La résidence par investissement (RBI), également connue sous le nom de «visa doré», permet aux ressortissants étrangers d'obtenir le statut de résident légal, et non la citoyenneté à part entière, dans un pays en investissant dans l'immobilier, des entreprises ou des obligations d'État.

«Il est important d'obtenir des conseils fiscaux appropriés lorsque vous décidez de déménager ou de changer votre statut fiscal», a-t-elle expliqué.

Nouvelles mesures dans les Caraïbes

Selon l'Autorité de réglementation de la citoyenneté par investissement dans les Caraïbes orientales (ECCIRA), un nouveau projet de cadre législatif propose une obligation de présence physique minimale de 30 jours pour les candidats retenus au cours des cinq premières années suivant l'obtention de leur citoyenneté.

Cette règle, publiée le 1er juillet, s'appliquerait aux cinq pays participants.

Si un candidat ou un citoyen ne satisfait pas à l'exigence des 30 jours sans raison valable, le pays peut lui infliger une amende pouvant aller jusqu'à 10 % du montant de son investissement et entamer la procédure de retrait de son passeport conformément à la législation de ce pays, selon la proposition.

L'immigration par investissement au Canada

M. Major a soutenu que le Canada devrait envisager de rétablir les programmes de citoyenneté basés sur l'investissement.

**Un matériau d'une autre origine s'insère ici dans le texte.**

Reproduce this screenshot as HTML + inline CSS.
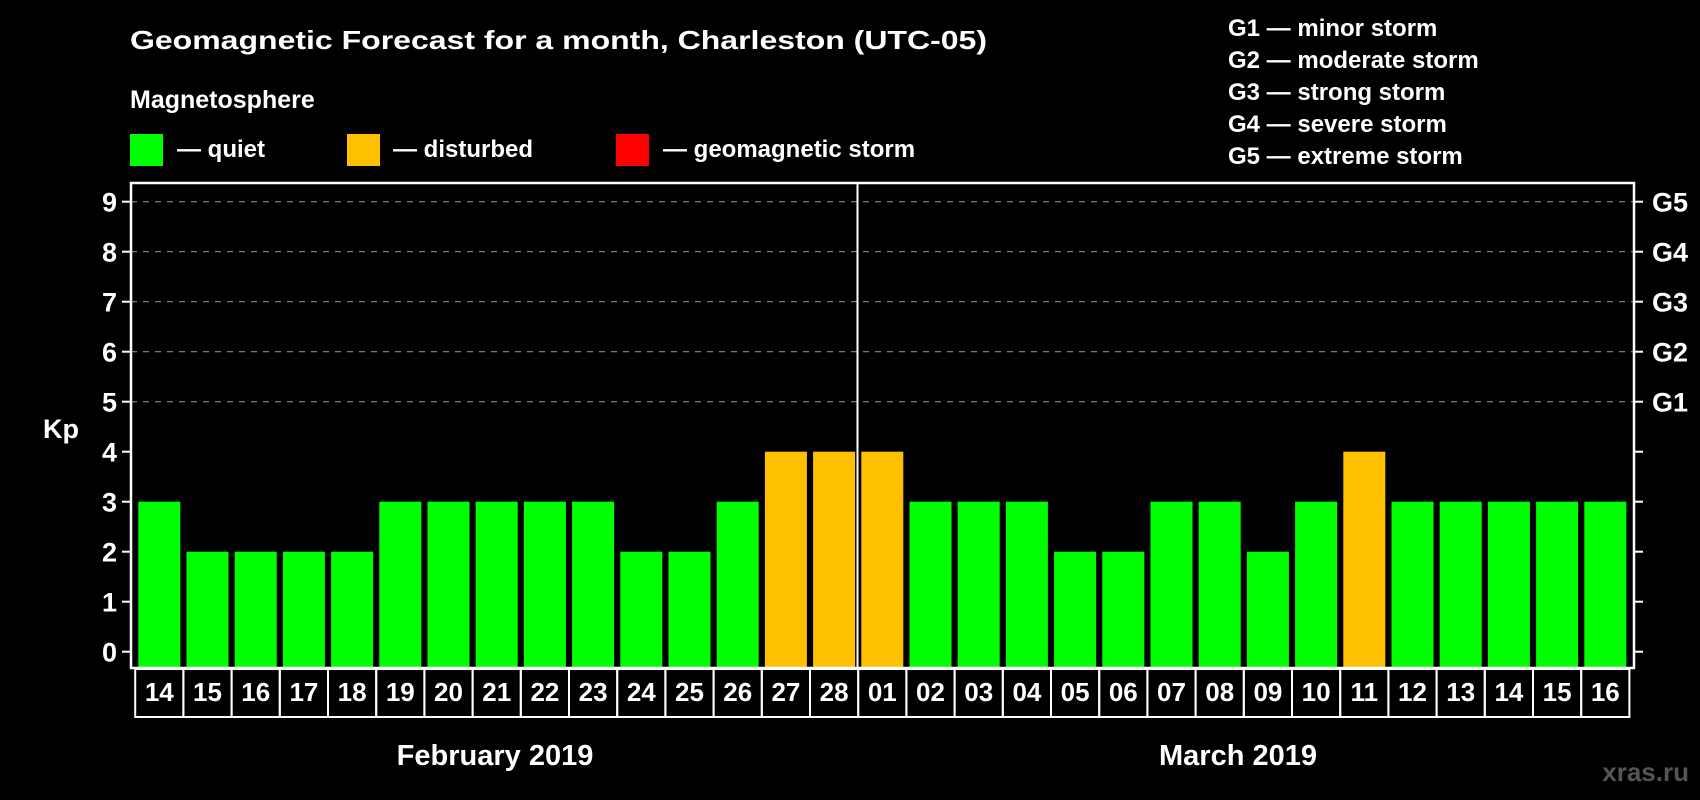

«Avec ce monde des visas, y compris les passeports, les visas dorés et les visas d'investissement, il y a beaucoup de développements dans ce domaine», a-t-il affirmé en référence aux programmes des Caraïbes. «Nous espérons que le Premier ministre Carney va redynamiser l'ancien programme canadien d'immigration des investisseurs.»

Ce programme, qui permettait à des personnes fortunées d'obtenir la résidence permanente en échange d'un investissement financier important, a été supprimé en 2014 par le gouvernement précédent.

Mais M. Major estime que le regain d'intérêt suscité par les alliances géopolitiques, les tensions commerciales et l'incertitude économique pourrait pousser Ottawa à se relancer dans ce domaine.

Il a ajouté que la demande de double nationalité n'était plus uniquement le fait des marchés émergents. « Notre premier marché pour la double nationalité est celui des Américains », a-t-il déclaré, qualifiant ce secteur d'« industrie en pleine croissance (avec) de nombreux développements intéressants ».

Mme Harding-Marlin a indiqué que cela pourrait générer des revenus et attirer des particuliers fortunés, des chefs d'entreprise et des experts dans leur domaine.

«Le Canada pourrait potentiellement rechercher les avantages que d'autres pays tirent de leurs programmes d'investissement en matière de citoyenneté», a-t-elle expliqué.